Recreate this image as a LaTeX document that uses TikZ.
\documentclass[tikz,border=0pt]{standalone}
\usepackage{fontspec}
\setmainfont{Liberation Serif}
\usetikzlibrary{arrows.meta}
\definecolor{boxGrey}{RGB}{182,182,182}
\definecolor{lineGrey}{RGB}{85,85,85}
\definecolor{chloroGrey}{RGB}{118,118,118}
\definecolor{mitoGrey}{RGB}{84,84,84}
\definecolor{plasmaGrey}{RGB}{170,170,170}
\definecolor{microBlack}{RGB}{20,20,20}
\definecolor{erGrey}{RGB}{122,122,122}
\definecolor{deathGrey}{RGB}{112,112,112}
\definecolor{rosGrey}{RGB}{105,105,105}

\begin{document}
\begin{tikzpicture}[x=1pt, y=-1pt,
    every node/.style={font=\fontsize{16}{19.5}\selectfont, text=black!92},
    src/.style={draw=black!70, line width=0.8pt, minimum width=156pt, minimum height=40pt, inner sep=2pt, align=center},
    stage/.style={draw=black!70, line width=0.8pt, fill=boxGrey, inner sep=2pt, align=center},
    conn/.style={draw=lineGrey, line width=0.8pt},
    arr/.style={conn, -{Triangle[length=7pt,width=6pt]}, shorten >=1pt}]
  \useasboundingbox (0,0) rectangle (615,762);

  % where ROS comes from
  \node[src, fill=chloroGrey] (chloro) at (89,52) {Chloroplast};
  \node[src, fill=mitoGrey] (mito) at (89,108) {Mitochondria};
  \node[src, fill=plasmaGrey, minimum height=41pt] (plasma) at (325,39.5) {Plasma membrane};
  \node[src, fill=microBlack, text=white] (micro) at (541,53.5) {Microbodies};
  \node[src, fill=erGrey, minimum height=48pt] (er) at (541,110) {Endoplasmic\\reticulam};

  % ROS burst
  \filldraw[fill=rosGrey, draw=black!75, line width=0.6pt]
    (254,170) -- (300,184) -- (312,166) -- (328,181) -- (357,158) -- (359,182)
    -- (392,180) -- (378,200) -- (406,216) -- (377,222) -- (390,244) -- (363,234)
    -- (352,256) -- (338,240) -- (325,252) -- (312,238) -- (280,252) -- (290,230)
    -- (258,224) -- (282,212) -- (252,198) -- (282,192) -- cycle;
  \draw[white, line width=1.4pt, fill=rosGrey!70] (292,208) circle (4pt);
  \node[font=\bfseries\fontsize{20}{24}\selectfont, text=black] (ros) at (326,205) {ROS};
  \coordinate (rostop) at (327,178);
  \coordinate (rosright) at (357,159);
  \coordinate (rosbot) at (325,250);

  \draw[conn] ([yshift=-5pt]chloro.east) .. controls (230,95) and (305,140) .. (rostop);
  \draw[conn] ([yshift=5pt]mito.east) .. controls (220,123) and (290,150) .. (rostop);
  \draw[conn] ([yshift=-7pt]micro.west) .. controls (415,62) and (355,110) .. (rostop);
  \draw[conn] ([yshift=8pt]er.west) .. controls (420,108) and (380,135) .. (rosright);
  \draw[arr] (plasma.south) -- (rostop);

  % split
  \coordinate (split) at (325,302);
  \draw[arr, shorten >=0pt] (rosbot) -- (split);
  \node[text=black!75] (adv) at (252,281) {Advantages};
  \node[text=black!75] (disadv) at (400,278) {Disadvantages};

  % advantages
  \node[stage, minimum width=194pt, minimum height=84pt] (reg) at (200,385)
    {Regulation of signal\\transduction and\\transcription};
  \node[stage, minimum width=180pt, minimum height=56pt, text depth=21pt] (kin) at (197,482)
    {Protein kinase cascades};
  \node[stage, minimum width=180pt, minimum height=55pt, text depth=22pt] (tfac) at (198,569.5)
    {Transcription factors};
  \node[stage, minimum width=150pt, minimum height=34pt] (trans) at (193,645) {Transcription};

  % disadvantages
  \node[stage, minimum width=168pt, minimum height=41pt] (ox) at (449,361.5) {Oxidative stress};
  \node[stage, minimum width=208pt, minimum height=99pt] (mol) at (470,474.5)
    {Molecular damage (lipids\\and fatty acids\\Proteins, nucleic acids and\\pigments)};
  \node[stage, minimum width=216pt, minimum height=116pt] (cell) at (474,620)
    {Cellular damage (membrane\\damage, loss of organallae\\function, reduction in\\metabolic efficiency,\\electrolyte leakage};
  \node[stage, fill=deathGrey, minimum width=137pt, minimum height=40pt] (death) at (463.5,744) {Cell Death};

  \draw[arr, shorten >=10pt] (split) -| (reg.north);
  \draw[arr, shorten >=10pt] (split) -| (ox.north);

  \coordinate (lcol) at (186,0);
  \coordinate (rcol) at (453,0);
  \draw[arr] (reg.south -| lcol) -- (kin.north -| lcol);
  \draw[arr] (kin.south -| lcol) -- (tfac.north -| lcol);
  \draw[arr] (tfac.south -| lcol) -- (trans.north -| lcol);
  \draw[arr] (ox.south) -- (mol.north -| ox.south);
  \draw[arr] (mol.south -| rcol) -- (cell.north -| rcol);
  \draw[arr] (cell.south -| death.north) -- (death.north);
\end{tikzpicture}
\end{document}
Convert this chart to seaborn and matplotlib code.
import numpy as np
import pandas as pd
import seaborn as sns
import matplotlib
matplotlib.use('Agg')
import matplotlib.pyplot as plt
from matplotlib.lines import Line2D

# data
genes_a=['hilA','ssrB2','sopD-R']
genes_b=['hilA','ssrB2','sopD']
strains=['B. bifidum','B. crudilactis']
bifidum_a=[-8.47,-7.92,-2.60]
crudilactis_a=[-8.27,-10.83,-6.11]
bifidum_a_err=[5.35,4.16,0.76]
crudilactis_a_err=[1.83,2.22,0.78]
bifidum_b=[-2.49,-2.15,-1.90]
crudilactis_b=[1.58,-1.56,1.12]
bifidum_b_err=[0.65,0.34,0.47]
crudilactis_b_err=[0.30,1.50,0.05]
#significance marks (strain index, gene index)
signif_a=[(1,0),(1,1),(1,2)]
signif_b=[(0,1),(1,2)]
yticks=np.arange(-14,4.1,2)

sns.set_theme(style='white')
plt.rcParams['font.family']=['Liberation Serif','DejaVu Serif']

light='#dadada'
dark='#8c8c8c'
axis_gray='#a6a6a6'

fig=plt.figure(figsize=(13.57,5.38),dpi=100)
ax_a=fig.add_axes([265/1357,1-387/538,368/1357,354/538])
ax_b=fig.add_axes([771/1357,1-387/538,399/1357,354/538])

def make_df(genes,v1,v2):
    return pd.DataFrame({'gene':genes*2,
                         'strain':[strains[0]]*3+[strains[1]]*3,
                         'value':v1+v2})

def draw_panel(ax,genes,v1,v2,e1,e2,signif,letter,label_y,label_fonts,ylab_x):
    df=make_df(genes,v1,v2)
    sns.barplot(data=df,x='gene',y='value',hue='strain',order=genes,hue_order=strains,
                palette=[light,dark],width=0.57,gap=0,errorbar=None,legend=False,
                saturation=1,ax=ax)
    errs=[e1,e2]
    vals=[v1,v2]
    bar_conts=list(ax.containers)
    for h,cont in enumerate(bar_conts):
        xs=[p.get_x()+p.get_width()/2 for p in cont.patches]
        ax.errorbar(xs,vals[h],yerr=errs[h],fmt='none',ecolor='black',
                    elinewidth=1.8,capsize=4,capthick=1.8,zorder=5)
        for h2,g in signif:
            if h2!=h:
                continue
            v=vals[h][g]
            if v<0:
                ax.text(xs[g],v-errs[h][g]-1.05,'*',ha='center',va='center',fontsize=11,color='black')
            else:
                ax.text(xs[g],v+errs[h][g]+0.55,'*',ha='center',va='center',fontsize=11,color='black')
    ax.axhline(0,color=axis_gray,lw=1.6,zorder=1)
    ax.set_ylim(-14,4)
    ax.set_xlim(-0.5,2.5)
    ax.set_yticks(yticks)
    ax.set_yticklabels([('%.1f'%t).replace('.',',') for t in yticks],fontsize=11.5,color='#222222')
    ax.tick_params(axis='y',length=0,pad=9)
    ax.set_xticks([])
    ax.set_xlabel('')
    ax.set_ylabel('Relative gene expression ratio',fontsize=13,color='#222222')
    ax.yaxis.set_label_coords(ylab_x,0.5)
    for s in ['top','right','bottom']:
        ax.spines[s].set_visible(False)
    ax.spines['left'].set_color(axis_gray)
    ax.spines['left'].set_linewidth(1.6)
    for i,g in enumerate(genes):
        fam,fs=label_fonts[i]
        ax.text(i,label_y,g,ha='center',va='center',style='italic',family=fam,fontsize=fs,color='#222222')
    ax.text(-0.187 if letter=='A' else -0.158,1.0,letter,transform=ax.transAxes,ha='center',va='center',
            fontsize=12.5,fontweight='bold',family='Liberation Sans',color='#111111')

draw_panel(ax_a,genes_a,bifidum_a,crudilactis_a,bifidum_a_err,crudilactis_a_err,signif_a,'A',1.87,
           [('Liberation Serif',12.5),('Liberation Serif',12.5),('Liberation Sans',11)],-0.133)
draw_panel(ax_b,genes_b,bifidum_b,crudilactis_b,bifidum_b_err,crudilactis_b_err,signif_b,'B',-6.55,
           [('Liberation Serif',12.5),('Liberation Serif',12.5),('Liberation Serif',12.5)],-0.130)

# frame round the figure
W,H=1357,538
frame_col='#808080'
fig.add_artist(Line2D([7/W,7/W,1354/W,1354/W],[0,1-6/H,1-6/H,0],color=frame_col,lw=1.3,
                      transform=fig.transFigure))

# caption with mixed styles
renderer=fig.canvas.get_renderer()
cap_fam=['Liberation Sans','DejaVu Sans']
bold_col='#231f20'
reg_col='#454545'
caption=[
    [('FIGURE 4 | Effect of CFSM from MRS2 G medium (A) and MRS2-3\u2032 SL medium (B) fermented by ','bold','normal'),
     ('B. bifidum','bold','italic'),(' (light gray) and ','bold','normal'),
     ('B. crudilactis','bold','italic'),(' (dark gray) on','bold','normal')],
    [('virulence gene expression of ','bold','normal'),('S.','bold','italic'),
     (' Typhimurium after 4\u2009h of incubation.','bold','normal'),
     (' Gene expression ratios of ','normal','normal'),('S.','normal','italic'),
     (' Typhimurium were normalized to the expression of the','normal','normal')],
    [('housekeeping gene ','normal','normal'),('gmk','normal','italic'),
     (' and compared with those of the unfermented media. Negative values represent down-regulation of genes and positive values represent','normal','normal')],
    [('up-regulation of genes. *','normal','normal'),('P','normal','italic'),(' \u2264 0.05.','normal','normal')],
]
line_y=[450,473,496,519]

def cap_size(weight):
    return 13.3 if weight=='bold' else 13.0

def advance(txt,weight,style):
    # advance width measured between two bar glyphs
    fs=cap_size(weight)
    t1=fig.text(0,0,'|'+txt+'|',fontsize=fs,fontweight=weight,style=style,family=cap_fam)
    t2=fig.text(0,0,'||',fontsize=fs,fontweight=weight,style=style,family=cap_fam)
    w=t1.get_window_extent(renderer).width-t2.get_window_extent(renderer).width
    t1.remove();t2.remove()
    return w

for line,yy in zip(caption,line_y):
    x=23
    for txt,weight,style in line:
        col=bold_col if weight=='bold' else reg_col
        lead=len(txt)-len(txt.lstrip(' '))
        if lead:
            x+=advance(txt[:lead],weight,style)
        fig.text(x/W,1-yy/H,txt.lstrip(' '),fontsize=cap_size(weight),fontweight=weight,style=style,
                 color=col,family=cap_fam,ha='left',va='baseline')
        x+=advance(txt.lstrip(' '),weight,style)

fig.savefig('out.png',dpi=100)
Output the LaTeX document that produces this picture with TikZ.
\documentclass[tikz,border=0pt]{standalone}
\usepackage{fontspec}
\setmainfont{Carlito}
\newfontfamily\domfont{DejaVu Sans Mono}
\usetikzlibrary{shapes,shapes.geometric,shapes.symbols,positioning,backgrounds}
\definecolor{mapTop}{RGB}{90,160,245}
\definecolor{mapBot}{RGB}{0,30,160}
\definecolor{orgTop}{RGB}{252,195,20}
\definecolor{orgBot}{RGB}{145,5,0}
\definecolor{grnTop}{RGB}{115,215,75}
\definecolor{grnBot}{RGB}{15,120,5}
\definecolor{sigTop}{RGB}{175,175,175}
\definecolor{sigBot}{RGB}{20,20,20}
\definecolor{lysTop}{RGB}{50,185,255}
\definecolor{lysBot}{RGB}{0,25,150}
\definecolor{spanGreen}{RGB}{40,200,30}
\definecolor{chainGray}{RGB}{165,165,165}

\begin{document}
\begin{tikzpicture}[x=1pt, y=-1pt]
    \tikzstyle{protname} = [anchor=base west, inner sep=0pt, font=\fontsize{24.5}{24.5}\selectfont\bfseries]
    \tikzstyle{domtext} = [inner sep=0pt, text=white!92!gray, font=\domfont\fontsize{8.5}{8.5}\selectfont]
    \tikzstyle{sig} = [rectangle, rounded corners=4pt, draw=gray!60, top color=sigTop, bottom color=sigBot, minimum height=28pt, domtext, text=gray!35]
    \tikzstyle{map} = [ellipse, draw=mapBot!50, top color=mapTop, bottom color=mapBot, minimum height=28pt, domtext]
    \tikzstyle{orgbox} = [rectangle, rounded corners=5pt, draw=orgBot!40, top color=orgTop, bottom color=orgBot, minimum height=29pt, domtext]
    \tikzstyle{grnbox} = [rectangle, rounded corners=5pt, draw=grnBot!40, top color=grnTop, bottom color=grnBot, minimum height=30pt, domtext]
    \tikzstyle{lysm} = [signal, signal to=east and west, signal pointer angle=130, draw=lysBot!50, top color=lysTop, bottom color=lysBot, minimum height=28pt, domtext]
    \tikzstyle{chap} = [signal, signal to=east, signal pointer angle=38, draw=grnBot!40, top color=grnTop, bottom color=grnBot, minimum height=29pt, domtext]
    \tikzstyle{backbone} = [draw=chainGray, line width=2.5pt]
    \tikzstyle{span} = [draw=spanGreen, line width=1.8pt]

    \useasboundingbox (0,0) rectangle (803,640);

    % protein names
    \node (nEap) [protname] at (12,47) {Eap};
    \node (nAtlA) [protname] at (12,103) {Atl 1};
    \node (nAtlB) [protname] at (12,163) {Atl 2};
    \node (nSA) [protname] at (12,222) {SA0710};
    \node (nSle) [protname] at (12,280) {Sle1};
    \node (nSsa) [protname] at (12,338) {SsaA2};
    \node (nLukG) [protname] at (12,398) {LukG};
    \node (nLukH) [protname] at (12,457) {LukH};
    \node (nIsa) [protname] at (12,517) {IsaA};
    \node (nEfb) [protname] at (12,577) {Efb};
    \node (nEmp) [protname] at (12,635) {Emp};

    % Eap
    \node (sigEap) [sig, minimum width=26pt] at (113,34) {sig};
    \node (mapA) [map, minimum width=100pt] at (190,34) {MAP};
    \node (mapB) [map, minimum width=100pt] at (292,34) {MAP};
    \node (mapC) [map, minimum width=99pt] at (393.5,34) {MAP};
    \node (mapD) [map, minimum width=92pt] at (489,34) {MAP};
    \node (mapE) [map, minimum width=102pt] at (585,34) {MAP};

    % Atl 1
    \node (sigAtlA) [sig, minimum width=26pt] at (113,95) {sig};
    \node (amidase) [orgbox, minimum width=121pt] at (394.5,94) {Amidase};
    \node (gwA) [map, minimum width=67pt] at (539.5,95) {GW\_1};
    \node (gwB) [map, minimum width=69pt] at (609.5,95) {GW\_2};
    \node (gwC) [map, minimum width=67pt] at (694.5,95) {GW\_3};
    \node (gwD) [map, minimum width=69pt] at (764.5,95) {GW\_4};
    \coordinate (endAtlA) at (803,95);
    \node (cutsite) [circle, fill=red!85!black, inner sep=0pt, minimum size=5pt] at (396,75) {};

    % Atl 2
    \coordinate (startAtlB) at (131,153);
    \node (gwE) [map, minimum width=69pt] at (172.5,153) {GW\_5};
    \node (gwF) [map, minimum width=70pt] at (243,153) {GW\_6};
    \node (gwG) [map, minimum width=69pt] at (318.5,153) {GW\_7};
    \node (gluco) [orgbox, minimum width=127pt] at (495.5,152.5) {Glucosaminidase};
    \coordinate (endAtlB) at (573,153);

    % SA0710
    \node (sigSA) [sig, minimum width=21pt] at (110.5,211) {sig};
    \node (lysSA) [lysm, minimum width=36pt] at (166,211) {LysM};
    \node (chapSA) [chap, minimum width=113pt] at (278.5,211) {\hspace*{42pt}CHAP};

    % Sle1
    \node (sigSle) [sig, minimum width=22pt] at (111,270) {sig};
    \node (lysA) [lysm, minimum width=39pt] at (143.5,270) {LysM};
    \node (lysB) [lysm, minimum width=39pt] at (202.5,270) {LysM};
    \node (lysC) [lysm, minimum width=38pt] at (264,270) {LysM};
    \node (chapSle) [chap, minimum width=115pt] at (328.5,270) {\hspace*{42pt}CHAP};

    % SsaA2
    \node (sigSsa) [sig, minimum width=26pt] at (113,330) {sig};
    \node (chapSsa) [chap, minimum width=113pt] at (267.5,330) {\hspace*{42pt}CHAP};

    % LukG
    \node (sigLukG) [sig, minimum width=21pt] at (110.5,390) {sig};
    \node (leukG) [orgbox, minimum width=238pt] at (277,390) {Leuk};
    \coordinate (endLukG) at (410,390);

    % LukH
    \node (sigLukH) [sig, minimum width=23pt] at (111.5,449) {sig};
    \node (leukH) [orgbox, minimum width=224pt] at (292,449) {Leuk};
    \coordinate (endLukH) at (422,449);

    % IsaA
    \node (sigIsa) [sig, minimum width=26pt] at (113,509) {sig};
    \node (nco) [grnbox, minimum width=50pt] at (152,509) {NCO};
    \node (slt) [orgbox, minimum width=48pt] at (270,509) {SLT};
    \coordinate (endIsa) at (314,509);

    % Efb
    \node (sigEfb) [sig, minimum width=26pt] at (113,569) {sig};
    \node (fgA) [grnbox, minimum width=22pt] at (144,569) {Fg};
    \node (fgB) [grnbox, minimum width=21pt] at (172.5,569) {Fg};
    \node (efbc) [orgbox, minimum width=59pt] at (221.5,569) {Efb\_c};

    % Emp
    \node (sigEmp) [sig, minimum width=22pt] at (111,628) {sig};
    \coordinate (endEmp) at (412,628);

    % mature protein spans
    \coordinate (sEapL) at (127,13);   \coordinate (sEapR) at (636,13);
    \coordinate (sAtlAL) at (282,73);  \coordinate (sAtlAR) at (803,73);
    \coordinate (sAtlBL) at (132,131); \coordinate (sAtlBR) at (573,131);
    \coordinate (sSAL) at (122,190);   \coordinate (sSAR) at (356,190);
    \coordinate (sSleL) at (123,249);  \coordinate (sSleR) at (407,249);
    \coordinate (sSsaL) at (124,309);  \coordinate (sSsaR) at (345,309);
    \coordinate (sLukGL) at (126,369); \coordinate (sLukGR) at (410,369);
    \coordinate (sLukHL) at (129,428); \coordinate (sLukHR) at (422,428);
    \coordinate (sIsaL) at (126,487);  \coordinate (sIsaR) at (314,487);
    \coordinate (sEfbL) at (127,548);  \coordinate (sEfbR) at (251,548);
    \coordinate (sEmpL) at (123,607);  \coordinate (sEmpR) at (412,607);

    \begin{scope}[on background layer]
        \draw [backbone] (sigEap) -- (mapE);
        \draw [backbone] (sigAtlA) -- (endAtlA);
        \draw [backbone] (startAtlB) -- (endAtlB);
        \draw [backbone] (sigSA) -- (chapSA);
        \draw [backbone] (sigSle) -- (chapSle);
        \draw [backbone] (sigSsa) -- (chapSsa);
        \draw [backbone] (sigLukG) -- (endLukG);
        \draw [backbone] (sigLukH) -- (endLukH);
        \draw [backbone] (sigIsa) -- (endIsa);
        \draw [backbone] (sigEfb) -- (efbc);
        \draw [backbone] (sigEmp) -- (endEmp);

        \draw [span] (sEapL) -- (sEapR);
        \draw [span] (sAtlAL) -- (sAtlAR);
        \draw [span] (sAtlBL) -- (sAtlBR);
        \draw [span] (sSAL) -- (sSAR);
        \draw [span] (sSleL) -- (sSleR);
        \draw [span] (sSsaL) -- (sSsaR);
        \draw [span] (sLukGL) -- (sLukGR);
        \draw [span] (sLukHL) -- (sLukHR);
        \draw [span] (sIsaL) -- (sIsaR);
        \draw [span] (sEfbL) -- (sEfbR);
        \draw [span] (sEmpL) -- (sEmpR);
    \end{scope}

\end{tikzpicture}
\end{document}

============

** Aim of the exercise **
Your output must be the lines of the material above, from the first through the line that contains "(0,0) rectangle (615,762);", copied exactly. Include both endpoints and nothing else.

** Result **
Recreate this image as a LaTeX document that uses TikZ.
\documentclass[tikz,border=0pt]{standalone}
\usepackage{fontspec}
\setmainfont{Liberation Serif}
\usetikzlibrary{arrows.meta}
\definecolor{boxGrey}{RGB}{182,182,182}
\definecolor{lineGrey}{RGB}{85,85,85}
\definecolor{chloroGrey}{RGB}{118,118,118}
\definecolor{mitoGrey}{RGB}{84,84,84}
\definecolor{plasmaGrey}{RGB}{170,170,170}
\definecolor{microBlack}{RGB}{20,20,20}
\definecolor{erGrey}{RGB}{122,122,122}
\definecolor{deathGrey}{RGB}{112,112,112}
\definecolor{rosGrey}{RGB}{105,105,105}

\begin{document}
\begin{tikzpicture}[x=1pt, y=-1pt,
    every node/.style={font=\fontsize{16}{19.5}\selectfont, text=black!92},
    src/.style={draw=black!70, line width=0.8pt, minimum width=156pt, minimum height=40pt, inner sep=2pt, align=center},
    stage/.style={draw=black!70, line width=0.8pt, fill=boxGrey, inner sep=2pt, align=center},
    conn/.style={draw=lineGrey, line width=0.8pt},
    arr/.style={conn, -{Triangle[length=7pt,width=6pt]}, shorten >=1pt}]
  \useasboundingbox (0,0) rectangle (615,762);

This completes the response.